Terror mastermind Masood Azhar had undertaken a month-long sojourn to England to collect funds for militants operating in Jammu and Kashmir and received Rs 15 lakh (Pakistani currency), though he got a "very poor" response while traveling to Sharjah and Saudi Arabia before arriving in India in 1994.
Azhar, the founder of Jaish-e-Mohammad, responsible for a series of terror strikes in India including the attack on Parliament in 2001 and a CRPF convoy in Pulwama last month, had procured a Pakistani passport in his real name and original address in 1986 and had extensively toured African and Gulf countries where he realized that the Arab nations were not sympathetic to the "Kashmir cause".
According to Azhar's interrogation report available with security agencies here, he had visited the UK in October 1992.
Mufti Simail, a cleric at a mosque at Southall in London, had facilitated his travel. Originally from Gujarat, Simail had studied at Darul-Ifta-Wal-Irshad in Karachi.
"I stayed with Mufti Ismail in the UK for about a month and visited several mosques in Birmingham, Nottingham, Burleigh, Sheffield, Dudsbury and Leicester where I sought financial assistance for Kashmir (militants).
I could collect Rs 15 lakh (Pakistani currency)," he told his interrogators.
The terror mastermind also met other Muslim leaders in the UK including Maulana Iamail, who was also of Indian origin and had been engaged in construction of mosques and madrasas in Mangolia and Albania.
In the early 1990s, Azhar had visited Saudi Arabia, Abu Dhabi, Sharjah, Kenya, Zambia and collected funds for the terrorists operating in Jammu and Kashmir.
Azhar had also visited Saudi Arabia for fund collection and contacted two main agencies in the country handling such aid but without success.
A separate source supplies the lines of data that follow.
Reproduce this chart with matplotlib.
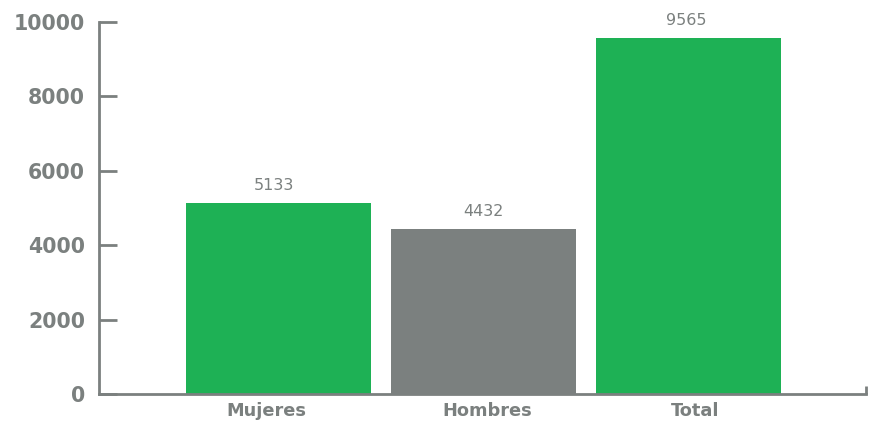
import matplotlib
matplotlib.use("Agg")
import matplotlib.pyplot as plt

# data
categories = ["Mujeres", "Hombres", "Total"]
values = [5133, 4432, 9565]
colors = ["#1EB155", "#7B807F", "#1EB155"]
yticks = [0, 2000, 4000, 6000, 8000, 10000]

grey = "#7B807F"
# small horizontal nudges (px) seen in the original label placement
label_dx = [-12.5, 4, 7]
value_dx = [-5, 0, -2]

fig = plt.figure(figsize=(8.7, 4.21), dpi=100)
ax = fig.add_axes([0.1138, 0.0641, 0.8816, 0.8836])

x = range(len(categories))
bars = ax.bar(x, values, width=0.9, color=colors, zorder=1)

for b, v, dx in zip(bars, values, value_dx):
    ax.annotate(str(v), (b.get_x() + b.get_width() / 2, v),
                xytext=(dx, 18), textcoords="offset pixels",
                ha="center", va="center", fontsize=11.5, color=grey)

# category labels under the axis
for xi, name, dx in zip(x, categories, label_dx):
    ax.annotate(name, (xi, 0), xycoords=("data", "axes fraction"),
                xytext=(dx, -8), textcoords="offset pixels",
                ha="center", va="top", fontsize=12.8, fontweight="bold",
                color=grey, annotation_clip=False)

xmin, xmax = -0.876, 2.866
ax.set_xlim(xmin, xmax)
ax.set_ylim(0, 10000)

ax.set_yticks(yticks)
ax.set_yticklabels([str(t) for t in yticks], fontsize=14.8, fontweight="bold", color=grey)
ax.set_xticks([])
ax.set_xticks([xmax], minor=True)

ax.tick_params(axis="y", direction="in", length=13, width=2, color=grey, pad=10)
ax.tick_params(axis="x", which="minor", direction="in", length=6, width=2, color=grey)

for s in ["top", "right"]:
    ax.spines[s].set_visible(False)
for s in ["left", "bottom"]:
    ax.spines[s].set_color(grey)
    ax.spines[s].set_linewidth(2)
    ax.spines[s].set_zorder(3)

fig.savefig("out.png", dpi=100)
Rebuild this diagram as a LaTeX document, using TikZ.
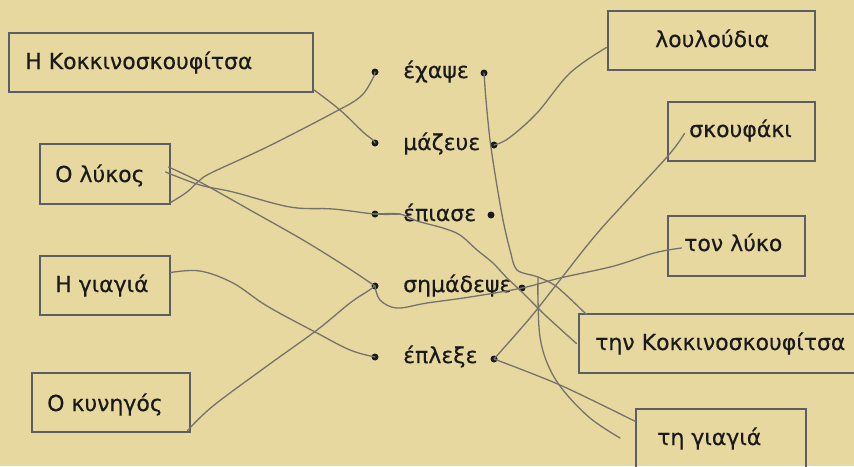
\documentclass[tikz,border=0pt]{standalone}
\usepackage{fontspec}
\setmainfont{DejaVu Sans}[FakeBold=0.4]
\usetikzlibrary{calc}
\definecolor{bg}{HTML}{E7D8A0}
\definecolor{boxc}{HTML}{5C5E66}
\definecolor{penc}{HTML}{75726B}
\definecolor{txt}{HTML}{1A1A1A}
\begin{document}
\begin{tikzpicture}[x=1pt,y=-1pt,
  box/.style={draw=boxc, line width=1.1pt, inner sep=0pt},
  lbl/.style={anchor=base west, inner sep=0pt, font=\fontsize{22}{26}\selectfont, text=txt},
  dotn/.style={circle, fill=txt, inner sep=0pt, minimum size=7pt},
  pencil/.style={draw=penc, line width=1.3pt, line cap=round, line join=round}]
\useasboundingbox (0,0) rectangle (854,466);
\fill[bg] (0,0) rectangle (854,466);
\clip (0,0) rectangle (854,466);

% left boxes
\node[box, minimum width=304pt, minimum height=59pt] (A1) at (161,62.5) {};
\node[box, minimum width=130pt, minimum height=60pt] (A2) at (105,174) {};
\node[box, minimum width=130pt, minimum height=59pt] (A3) at (105,285.5) {};
\node[box, minimum width=158pt, minimum height=59pt] (A4) at (111,402.5) {};
\node[lbl] (tA1) at (25,69) {Η Κοκκινοσκουφίτσα};
\node[lbl] (tA2) at (55,182) {Ο λύκος};
\node[lbl] (tA3) at (55,292) {Η γιαγιά};
\node[lbl] (tA4) at (47,411) {Ο κυνηγός};

% right boxes
\node[box, minimum width=207pt, minimum height=59pt] (B1) at (711.5,40.5) {};
\node[box, minimum width=147pt, minimum height=59pt] (B2) at (741.5,131.5) {};
\node[box, minimum width=137pt, minimum height=60pt] (B3) at (736.5,246) {};
\node[box, minimum width=281pt, minimum height=59pt] (B4) at (719.5,343.5) {};
\node[box, minimum width=170pt, minimum height=71pt] (B5) at (721,444.5) {};
\node[lbl] (tB1) at (655,47) {λουλούδια};
\node[lbl] (tB2) at (689,137) {σκουφάκι};
\node[lbl] (tB3) at (684,251) {τον λύκο};
\node[lbl] (tB4) at (595,350) {την Κοκκινοσκουφίτσα};
\node[lbl] (tB5) at (657,445) {τη γιαγιά};

% middle words
\node[lbl] (w1) at (403,78) {έχαψε};
\node[lbl] (w2) at (403,150) {μάζευε};
\node[lbl] (w3) at (403,221) {έπιασε};
\node[lbl] (w4) at (403,292) {σημάδεψε};
\node[lbl] (w5) at (403,363) {έπλεξε};

% dots
\node[dotn] (dl1) at (375,72) {};
\node[dotn] (dr1) at (484,73) {};
\node[dotn] (dl2) at (375,143) {};
\node[dotn] (dr2) at (494,145) {};
\node[dotn] (dl3) at (375,214) {};
\node[dotn] (dr3) at (491,215) {};
\node[dotn] (dl4) at (375,286) {};
\node[dotn] (dr4) at (522,288) {};
\node[dotn] (dl5) at (375,357) {};
\node[dotn] (dr5) at (494,359) {};

\coordinate (J) at (538,277);

% pencil connectors
\draw[pencil] plot[smooth, tension=0.6] coordinates {($(A1.south east)+(0,-3)$) (340,110) (363,132) (373,140) (dl2)};
\draw[pencil] plot[smooth, tension=0.6] coordinates {($(A2.south east)+(0,-2)$) (187,192) (200,180) (213,172) (267,147) (333,113) (360,97) (372,80) (dl1)};
\draw[pencil] plot[smooth, tension=0.6] coordinates {($(A2.east)+(-5,-2)$) (200,185) (233,192) (290,207) (333,209) (dl3) (400,214)};
\draw[pencil] plot[smooth, tension=0.5] coordinates {(dl3) (400,214) (417,221) (443,228) (460,235) (477,250) (493,263) (507,278) (522,292) (545,315) ($(B4.west)+(-2,0)$)};
\draw[pencil] plot[smooth, tension=0.6] coordinates {($(A2.east)+(-2,-7)$) (200,182) (250,210) (303,240) (345,266) (dl4)};
\draw[pencil] plot[smooth, tension=0.6] coordinates {($(A3.east)+(0,-13)$) (200,271) (233,283) (267,306) (317,333) (350,350) (dl5)};
\draw[pencil] plot[smooth, tension=0.6] coordinates {($(A4.south east)+(-3,-2)$) (213,406) (267,366) (317,330) (350,303) (368,291) (dl4)};
\draw[pencil] plot[smooth, tension=0.6] coordinates {(dl4) (380,300) (397,308) (427,303) (470,297) (dr4) (560,278) (614,266) (654,253) ($(B3.west)+(14,2)$)};
\draw[pencil] plot[smooth, tension=0.6] coordinates {(dr2) (509,138) (537,113) (570,73) ($(B1.west)+(-1,7)$)};
\draw[pencil] plot[smooth, tension=0.5] coordinates {(dr1) (486,100) (490,140) (496,180) (503,220) (510,250) (517,270) (J) (557,287) ($(B4.north west)+(8,1)$)};
\draw[pencil] plot[smooth, tension=0.6] coordinates {(J) (538,300) (540,337) (548,365) (563,390) (590,418) (620,438)};
\draw[pencil] plot[smooth, tension=0.5] coordinates {($(B2.west)+(17,2)$) (667,157) (600,230) (560,280) (530,318) (dr5)};
\draw[pencil] plot[smooth, tension=0.5] coordinates {(dr5) (560,385) ($(B5.north west)+(0,13)$)};
\end{tikzpicture}
\end{document}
One of them is Jamiat-ul-Islah, which is an ally of Jamaat-e-Islami.
"Since Hizbul Mujahideen owed allegiance to Jamat, we were politely refused any aid. The Arab nations as such do not want to give aid for the Kashmir cause," he told the interrogators.
In Abu Dhabi, Azhar could collect Rs 3 lakh in Pakistani currency, another Rs 3 lakh in Sharjah and Rs 2 lakh in Saudi Arabia on his second visit.
Azhar arrived in New Delhi in January 1994 with a fake Portugese passport.
The Ashok hotel in Delhi's posh Chanakyapuri area, which houses the diplomatic enclave, was the first stop of Azhar, who dodged immigration officials' queries about his Portugese passport by claiming he was a "Gujarati by birth".
The Pakistan-based terrorist, who was arrested in Jammu and Kashmir within the next two weeks, had also stayed in capital's hotel Janpath and visited Lucknow, Shahranpur and Islamic seminary Darul-uloom Deoband, according to his interrogation report.
"I spent two days in Dhaka and thereafter travelled to Delhi by Bangladesh Airlines (Biman), reaching the IGI Airport in the early hours of January 29, 1994. The immigration officials at the IGI commented that I did not look like a Portuguese but when I replied that that I was a Gujarati by birth, he did not hesitate to stamp my passport.
"I hired a taxi and asked (the driver) for a good hotel. I was taken to the Ashok hotel in Chanakyapuri where I stayed," the interrogation report read.
After arriving in the national capital, Azhar went to Darul-uloom Deoband , Gungoh and then Saharanpur before returning to New Delhi two days later.
On reaching Delhi, Azhar stayed at hotel Janpath located near Connaught Place.
Since his flight to Srinagar was booked for February 9, he decided to visit one Maulana Abu Hassan Nadvi alias Ali Mian at his madrassa in Lucknow.
Azhar reached Srinagar on February 9, 1994 where he stayed at the Madrasa Qasmian in Lal Bazar.
Later in the evening, a militant, Sajjad Afghani, came to meet him along with his deputy Amjad Bilal of Harkat-ul-Jihad al-Islami.
The next morning, on February 10, he was escorted by Afghani to a place called Matigund where all Pakistan/PoK-based terrorists had gathered.
"They (the terrorists) were happy about my visit and merger of Harkat-ul-Mujahideen and Harkat-ul-Jihad al-Islami. I had taken their addresses and letters so that I could communicate their welfare to their families after returning to Pakistan," he had told the interrogators.
While returning from Matigund, accompanied by Afghani and one Farooq, a militant of Matigund area, who was armed and had a wireless set, the car developed some trouble and stopped.